Alkahest is one of the groups trying transfusion of young blood plasma into old individuals as a way to reduce specific measures of aging, an outgrowth of parabiosis studies in which the circulatory systems of young and old animals are linked. The evidence for benefits to result from signals present in young blood is decidedly mixed, with the most compelling studies suggesting that it is a dilution of harmful signals in old blood that lies at the root of changes. Nonetheless, human studies of periodic transfusions of young blood plasma are proceeding. This small pilot study is really only assessing safety, and isn't large enough to prove anything when the outcomes are small, unreliable, or non-existent, as appears to be the case, but the company plans to move on to a larger study.

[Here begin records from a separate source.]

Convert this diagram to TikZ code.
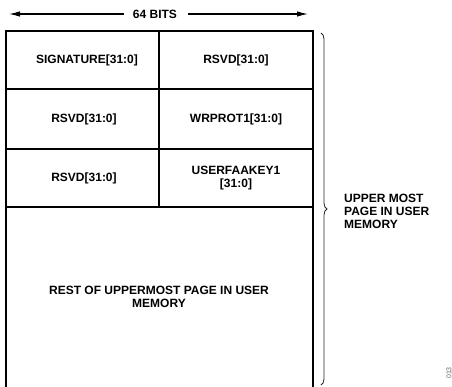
\documentclass[tikz,border=0pt]{standalone}
\usepackage{fontspec}
\setmainfont{Liberation Sans}
\usetikzlibrary{arrows.meta,decorations.pathreplacing}
\begin{document}
\begin{tikzpicture}[x=1pt,y=-1pt]
  \tikzset{cell text/.style={font=\fontsize{12}{13}\selectfont\bfseries,align=center,inner sep=0pt},
           frame line/.style={line width=1.6pt},
           bits arrow/.style={line width=1.1pt,-{Latex[length=11pt,width=5.5pt]}}}
  \useasboundingbox (0,0) rectangle (452,387);
  % outer frame, bottom runs off the page
  \draw[frame line] (6,390) -- (6,31) -- (313,31) -- (313,390);
  \draw[frame line] (6,89) -- (313,89);
  \draw[frame line] (6,149) -- (313,149);
  \draw[frame line] (6,207) -- (313,207);
  \draw[line width=1.3pt] (159,31) -- (159,207);
  % cells
  \node [cell text] (sig) at (87,60) {SIGNATURE[31:0]};
  \node [cell text] (rsvdA) at (236,60) {RSVD[31:0]};
  \node [cell text] (rsvdB) at (84,119) {RSVD[31:0]};
  \node [cell text] (wrprot) at (236,119) {WRPROT1[31:0]};
  \node [cell text] (rsvdC) at (84,178) {RSVD[31:0]};
  \node [cell text] (ufkey) at (236,178) {USERFAAKEY1\\{}[31:0]};
  \node [cell text] (rest) at (159,297) {REST OF UPPERMOST PAGE IN USER\\MEMORY};
  % width arrow
  \node [cell text] (bits) at (155,14) {64 BITS};
  \coordinate (bitsL) at (9,14);
  \coordinate (bitsR) at (308,14);
  \draw[bits arrow] ([xshift=-9pt]bits.west) -- (bitsL);
  \draw[bits arrow] ([xshift=11pt]bits.east) -- (bitsR);
  % brace
  \coordinate (braceT) at (321,33);
  \coordinate (braceB) at (321,385);
  \draw[line width=0.8pt,black!85,decorate,decoration={brace,amplitude=6pt,aspect=0.5}] (braceT) -- (braceB);
  \node [cell text,align=left,anchor=west] (page) at (344,211) {UPPER MOST\\PAGE IN USER\\MEMORY};
  %\node at (449,373) {013};
  \node [rotate=90,font=\fontsize{7}{7}\selectfont,text=black!60,inner sep=0pt] (fig) at (449,373) {013};
\end{tikzpicture}
\end{document}
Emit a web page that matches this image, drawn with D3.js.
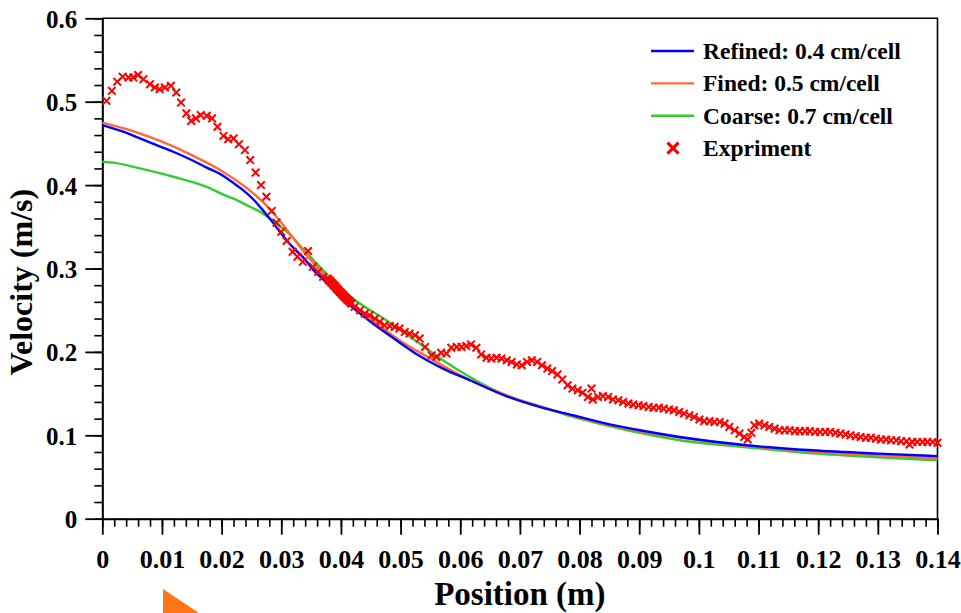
<!DOCTYPE html>
<html>
<head>
<meta charset="utf-8">
<script src="https://cdn.jsdelivr.net/npm/d3@7"></script>
<style>
  html, body { margin: 0; padding: 0; background: #fff; }
  svg { display: block; }
  text { font-family: "Liberation Serif", "Times New Roman", serif; font-weight: bold; fill: #000; }
</style>
</head>
<body>
<div id="chart"></div>
<script>
//Colores fijos
const COLOR_REFINED = '#0000FF',
COLOR_FINED = '#FF6A3A',
COLOR_COARSE = '#33CC33',
COLOR_EXP = '#FF0000';

//Datos
const refinedPos = [0, 0.0035, 0.0063, 0.0091, 0.0119, 0.0147, 0.0175, 0.0203, 0.0219, 0.0236, 0.0253, 0.0269, 0.0286, 0.0303, 0.0320, 0.0337, 0.0353, 0.0376, 0.0415, 0.0448, 0.0493, 0.0532, 0.0571, 0.0616, 0.0677, 0.0733, 0.0789, 0.0845, 0.0901, 0.0968, 0.108, 0.119, 0.130, 0.140];
const refinedVel = [0.472, 0.464, 0.456, 0.448, 0.440, 0.431, 0.421, 0.411, 0.403, 0.394, 0.383, 0.370, 0.355, 0.339, 0.325, 0.313, 0.299, 0.283, 0.256, 0.237, 0.214, 0.195, 0.180, 0.166, 0.147, 0.134, 0.124, 0.114, 0.106, 0.098, 0.088, 0.082, 0.078, 0.075];

const finedPos = [0, 0.005, 0.010, 0.015, 0.020, 0.025, 0.028, 0.031, 0.034, 0.038, 0.042, 0.046, 0.050, 0.055, 0.060, 0.065, 0.070, 0.075, 0.080, 0.090, 0.100, 0.110, 0.120, 0.130, 0.140];
const finedVel = [0.475, 0.465, 0.452, 0.436, 0.417, 0.392, 0.372, 0.346, 0.318, 0.287, 0.258, 0.234, 0.213, 0.192, 0.172, 0.156, 0.142, 0.131, 0.121, 0.105, 0.094, 0.086, 0.080, 0.076, 0.0725];

const coarsePos = [0, 0.0018, 0.0063, 0.0119, 0.0175, 0.0208, 0.0219, 0.0242, 0.0269, 0.0292, 0.0314, 0.0337, 0.0420, 0.0476, 0.0532, 0.0571, 0.0616, 0.0677, 0.0733, 0.0789, 0.0845, 0.0901, 0.0968, 0.108, 0.119, 0.130, 0.140];
const coarseVel = [0.428, 0.427, 0.420, 0.410, 0.398, 0.387, 0.384, 0.376, 0.366, 0.354, 0.341, 0.323, 0.264, 0.238, 0.210, 0.190, 0.170, 0.148, 0.135, 0.122, 0.112, 0.103, 0.094, 0.0856, 0.0784, 0.0736, 0.070];

const expPoints = [
  [0.0007,0.501],[0.0016,0.513],[0.0025,0.524],[0.0034,0.530],[0.0044,0.529],[0.0052,0.529],[0.0060,0.532],[0.0069,0.527],
  [0.0080,0.521],[0.0088,0.517],[0.0096,0.515],[0.0105,0.517],[0.0115,0.519],[0.0124,0.511],[0.0132,0.499],[0.0141,0.486],
  [0.0149,0.477],[0.0157,0.480],[0.0165,0.484],[0.0175,0.483],[0.0184,0.480],[0.0193,0.470],[0.0203,0.459],[0.0211,0.455],
  [0.0220,0.456],[0.0229,0.449],[0.0239,0.442],[0.0248,0.430],[0.0257,0.415],[0.0266,0.400],[0.0275,0.386],[0.0284,0.369],
  [0.0292,0.355],[0.0300,0.344],[0.0309,0.333],[0.0319,0.320],[0.0327,0.314],[0.0336,0.308],[0.0345,0.321],[0.0353,0.302],
  [0.0362,0.296],[0.0370,0.290],
  [0.0378,0.288],[0.0380,0.286],[0.0382,0.285],[0.0384,0.283],[0.0386,0.282],[0.0388,0.280],[0.0390,0.279],[0.0392,0.277],
  [0.0394,0.275],[0.0396,0.274],[0.0398,0.272],[0.0400,0.271],[0.0402,0.269],[0.0404,0.268],[0.0406,0.266],[0.0408,0.265],
  [0.0410,0.263],[0.0412,0.262],[0.0414,0.261],[0.0416,0.259],[0.0418,0.258],
  [0.0423,0.254],[0.0432,0.250],[0.0440,0.246],[0.0448,0.244],[0.0457,0.240],[0.0465,0.236],[0.0473,0.232],[0.0482,0.231],
  [0.0490,0.230],[0.0498,0.228],[0.0507,0.224],[0.0515,0.222],[0.0524,0.220],[0.0532,0.216],[0.0541,0.206],[0.0552,0.196],
  [0.0560,0.194],[0.0568,0.199],[0.0577,0.198],[0.0585,0.205],[0.0594,0.206],[0.0602,0.206],[0.0610,0.207],[0.0618,0.209],
  [0.0627,0.205],[0.0635,0.197],[0.0644,0.193],[0.0652,0.192],[0.0661,0.193],[0.0669,0.192],[0.0678,0.190],[0.0686,0.188],
  [0.0695,0.185],[0.0703,0.184],[0.0712,0.188],[0.0720,0.190],[0.0729,0.188],[0.0737,0.184],[0.0746,0.180],[0.0754,0.177],
  [0.0763,0.173],[0.0771,0.167],[0.0780,0.160],[0.0788,0.156],[0.0797,0.154],[0.0805,0.151],[0.0814,0.146],[0.0820,0.156],
  [0.0822,0.143],[0.0831,0.146],[0.0839,0.147],[0.0848,0.146],[0.0856,0.143],[0.0865,0.142],[0.0873,0.140],[0.0882,0.138],
  [0.0890,0.137],[0.0899,0.136],[0.0907,0.135],[0.0916,0.134],[0.0924,0.133],[0.0933,0.133],[0.0941,0.132],[0.0950,0.131],
  [0.0958,0.130],[0.0967,0.128],[0.0975,0.126],[0.0984,0.124],[0.0992,0.122],[0.1001,0.119],[0.1009,0.117],[0.1018,0.117],
  [0.1026,0.116],[0.1035,0.116],[0.1043,0.114],[0.1051,0.110],[0.1060,0.106],[0.1068,0.102],[0.1076,0.098],[0.1082,0.095],
  [0.1088,0.103],[0.1093,0.112],[0.1101,0.114],[0.1110,0.112],[0.1118,0.110],[0.1127,0.108],[0.1135,0.106],[0.1144,0.106],
  [0.1152,0.106],[0.1161,0.105],[0.1169,0.105],[0.1178,0.105],[0.1186,0.105],[0.1195,0.104],[0.1203,0.104],[0.1212,0.104],
  [0.1220,0.104],[0.1229,0.103],[0.1237,0.102],[0.1246,0.101],[0.1254,0.100],[0.1263,0.099],[0.1271,0.098],[0.1280,0.097],
  [0.1288,0.097],[0.1297,0.096],[0.1305,0.095],[0.1314,0.095],[0.1322,0.094],[0.1331,0.094],[0.1339,0.093],[0.1348,0.093],
  [0.1353,0.089],[0.1358,0.092],[0.1366,0.092],[0.1375,0.092],[0.1383,0.092],[0.1392,0.092],[0.1400,0.091]
];

const legendLabels = ['Refined: 0.4 cm/cell', 'Fined: 0.5 cm/cell', 'Coarse: 0.7 cm/cell', 'Expriment'];
const xMajorTicks = d3.range(0, 0.1401, 0.01);
const xMinorTicks = d3.range(0, 0.1401, 0.002);
const yMajorTicks = [0, 0.1, 0.2, 0.3, 0.4, 0.5, 0.6];
const yMinorTicks = d3.range(0, 0.6001, 0.02);

///Valores iniciales de altura, anchura y márgenes
let margin = {top: 18.3, right: 23.5, bottom: 94.3, left: 102.3},
    width = 961 - margin.left - margin.right,
    height = 613 - margin.top - margin.bottom;

let svgRoot = d3.select('#chart')
    .append('svg')
        .attr('width', 961)
        .attr('height', 613);

let svg = svgRoot.append('g')
        .attr('transform', 'translate(' + margin.left + ',' + margin.top + ')');

let x = d3.scaleLinear()
    .domain([0, 0.14])
    .range([0, width]);

let y = d3.scaleLinear()
    .domain([0, 0.6])
    .range([height, 0]);

//Marco superior y derecho
svg.append('path')
    .attr('d', 'M' + x(0) + ',' + y(0.6) + 'H' + x(0.14) + 'V' + y(0))
    .attr('fill', 'none')
    .attr('stroke', '#000')
    .attr('stroke-width', 1.6);

//Ejes: ticks menores
svg.append('g')
    .attr('transform', 'translate(0,' + height + ')')
    .call(d3.axisBottom(x).tickValues(xMinorTicks).tickSize(8).tickSizeOuter(0).tickFormat(''))
    .call(g => g.selectAll('line').attr('stroke-width', 1.6));

svg.append('g')
    .call(d3.axisLeft(y).tickValues(yMinorTicks).tickSize(8).tickSizeOuter(0).tickFormat(''))
    .call(g => g.selectAll('line').attr('stroke-width', 1.6));

let fmt = d => d === 0 ? '0' : d3.format('.2~f')(d);

//Ejes: ticks mayores
svg.append('g')
    .attr('transform', 'translate(0,' + height + ')')
    .call(d3.axisBottom(x).tickValues(xMajorTicks).tickSize(16).tickSizeOuter(0).tickFormat(fmt))
    .call(g => g.select('.domain').attr('stroke-width', 2))
    .call(g => g.selectAll('line').attr('stroke-width', 1.8))
    .call(g => g.selectAll('text')
        .attr('y', 49.5).attr('dy', 0)
        .attr('font-size', 26)
        .attr('font-family', '"Liberation Serif", serif')
        .attr('font-weight', 'bold'));

svg.append('g')
    .call(d3.axisLeft(y).tickValues(yMajorTicks).tickSize(17).tickSizeOuter(0).tickFormat(fmt))
    .call(g => g.select('.domain').attr('stroke-width', 2))
    .call(g => g.selectAll('line').attr('stroke-width', 1.8))
    .call(g => g.selectAll('text')
        .attr('x', -25).attr('dy', '0.36em')
        .attr('font-size', 25)
        .attr('font-family', '"Liberation Serif", serif')
        .attr('font-weight', 'bold'));

//Títulos de ejes
svgRoot.append('text')
    .attr('x', margin.left + width / 2)
    .attr('y', 605)
    .attr('text-anchor', 'middle')
    .attr('font-size', 33)
    .text('Position (m)');

svgRoot.append('text')
    .attr('transform', 'translate(32,282) rotate(-90)')
    .attr('text-anchor', 'middle')
    .attr('font-size', 32)
    .text('Velocity (m/s)');

//Líneas de simulación
let line = d3.line()
    .x(d => x(d[0]))
    .y(d => y(d[1]))
    .curve(d3.curveMonotoneX);

let series = [
    { pos: coarsePos, vel: coarseVel, color: COLOR_COARSE },
    { pos: finedPos, vel: finedVel, color: COLOR_FINED },
    { pos: refinedPos, vel: refinedVel, color: COLOR_REFINED }
];

series.forEach(function(s) {
    svg.append('path')
        .datum(s.pos.map((p, i) => [p, s.vel[i]]))
        .attr('fill', 'none')
        .attr('stroke', s.color)
        .attr('stroke-width', 2.4)
        .attr('stroke-linejoin', 'round')
        .attr('d', line);
});

//Datos experimentales
let cross = r => 'M' + (-r) + ',' + (-r) + 'L' + r + ',' + r + 'M' + (-r) + ',' + r + 'L' + r + ',' + (-r);

svg.append('g')
    .selectAll('path')
    .data(expPoints)
    .enter()
    .append('path')
    .attr('transform', d => 'translate(' + x(d[0]) + ',' + y(d[1]) + ')')
    .attr('d', cross(3.8))
    .attr('stroke', COLOR_EXP)
    .attr('stroke-width', 2)
    .attr('fill', 'none');

//Leyenda
let legendColors = [COLOR_REFINED, COLOR_FINED, COLOR_COARSE, COLOR_EXP];
let legend = svgRoot.append('g').attr('transform', 'translate(651,51)');

let rows = legend.selectAll('g')
    .data(legendLabels)
    .enter()
    .append('g')
    .attr('transform', (d, i) => 'translate(0,' + (i * 32.4) + ')');

rows.filter((d, i) => i < 3)
    .append('line')
    .attr('x1', 0).attr('x2', 43)
    .attr('y1', 0).attr('y2', 0)
    .attr('stroke', (d, i) => legendColors[i])
    .attr('stroke-width', 2.4);

rows.filter((d, i) => i === 3)
    .append('path')
    .attr('transform', 'translate(22,0)')
    .attr('d', cross(5.5))
    .attr('stroke', COLOR_EXP)
    .attr('stroke-width', 3.2)
    .attr('fill', 'none');

rows.append('text')
    .attr('x', 52)
    .attr('y', 8)
    .attr('font-size', 23.5)
    .text(d => d);

//Marca naranja inferior
svgRoot.append('path')
    .attr('d', 'M163,589L163,613L199,613Z')
    .attr('fill', '#FF7518');
</script>
</body>
</html>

In the context of the view of aging as accumulated cell and tissue damage, changes in the signaling environment of tissues and bloodstream are reactions to that damage. Thus the scope of possible benefits is not large: the damage remains even if an approach could somehow adjust all relevant signal molecule levels to be exactly the same as they are in young individuals, and that damage is the primary issue. The past few decades of stem cell therapies, which largely work by changing the signaling environment, are pointers to the expected scope of benefits in the best case. Clearly there are some gains to be found in this strategy, but they are ultimately limited by the underlying cell and tissue damage that is the root cause of aging. It must be repaired to truly attain rejuvenation, and if the damage is repaired then the changes in the signaling environment will revert themselves.
The first rigorous clinical test of whether blood plasma donated by healthy young people can help reverse Alzheimer's disease in older adults has found that the treatment produced minimal, if any, benefits. Caregivers for 16 people with mild or moderate Alzheimer's disease reported that their charges performed slightly better at daily tasks after receiving weekly injections of young plasma. But the patients did no better on cognitive tests administered by researchers - a crucial standard for whether the treatment had a significant impact. All the same, the sponsor of the trial - startup company Alkahest - is "encouraged" to run more trials
Nine patients with mild to moderate Alzheimer's got four once-weekly infusions of either saline (as a placebo) or plasma from 18- to 30-year-old male donors. After a 6-week break, the infusions were switched so that the patients who had gotten plasma got saline, and the patients who had gotten saline received plasma. Another nine patients received young plasma only, and no placebo. Two patients dropped out of the trial, one after developing a rash from an infusion and another who had an unrelated stroke.
After receiving young plasma, the 16 remaining patients performed no better on objective cognitive tests given by medical staff. However, on average their scores improved slightly - 4.5 points on a 30-point scale - on a caregiver survey about whether they needed help with daily activities such as making a meal or traveling. The patients' scores also improved modestly on another survey that asks caregivers how well patients can perform simple tasks like getting dressed and shopping. The positive effects reported by the caregivers could merely be a placebo effect: "Patients could feel better because somebody paid attention to them."
Because the treatment seemed safe, Alkahest now wants to launch another trial that will use just the fraction of the blood plasma that contains growth factors, but not coagulation factors and other components that may do more harm than good. In animals, this plasma fraction was more effective at improving cognition in the mice with an Alzheimer's-like condition than whole plasma. Alkahest also wants to test a range of doses and include patients with more severe Alzheimer's.